Matt Drudge would like to spend as little as four to five hours sitting down, working on his blog each day. But sometimes a sex survey or the N-Word happens and he is compelled to stay blogging for up to 17 hours a day. I know what you're thinking. Matt, but your back!

Good thing Drudge has incredibly perfect posture, ideal for blogging a wonderful mix of paranoia and bigotry. Writes the New York Times,

To ease his back, neck and shoulder pain, Mr. Drudge says he has learned how to adjust his posture. Whether he’s typing in the car, from the wooden folding chair in his Miami home office, or from a boardwalk bench at the beach on cloudy days, he makes sure to tilt the top of his pelvis forward, roll his shoulders back, elongate his spine and straighten his craned neck.

Mr.
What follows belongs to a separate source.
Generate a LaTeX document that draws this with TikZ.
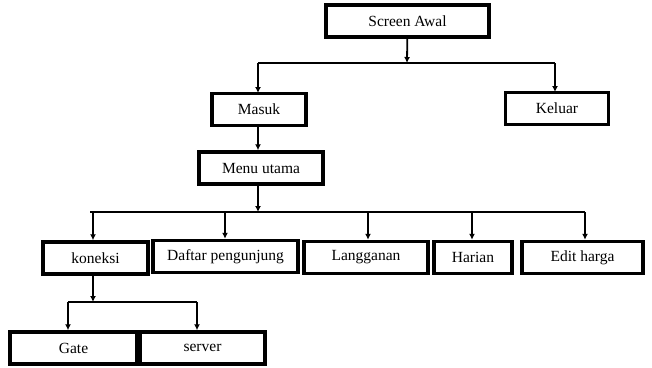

Drudge then unhinges his jaw, rolls his eyes backwards in his head, and devours a newborn.

Drudge is a student of Esther Gokhale, a Silicon Valley-based posture specialist who helps people throughout the tech sector, who often subject themselves to grueling days almost entirely behind a keyboard.

“I needed her touch, her observations and her humanity,” Drudge said of Gokhale.

Drudge has let his new, beautiful posture become who he is:

After doing a group workshop with Ms. Gokhale this year, Mr. Drudge says many things now remind him to make adjustments — seeing others with poor posture at Starbucks or the gym, passing by his reflection in a window, or sitting down in a chair to work.

“But I don’t beat myself up about it. When I’m aware of my posture, I fix it,” Mr. Drudge said. “And eventually, I think, it becomes who you are.”

Become the forward pelvis, Matt. Become.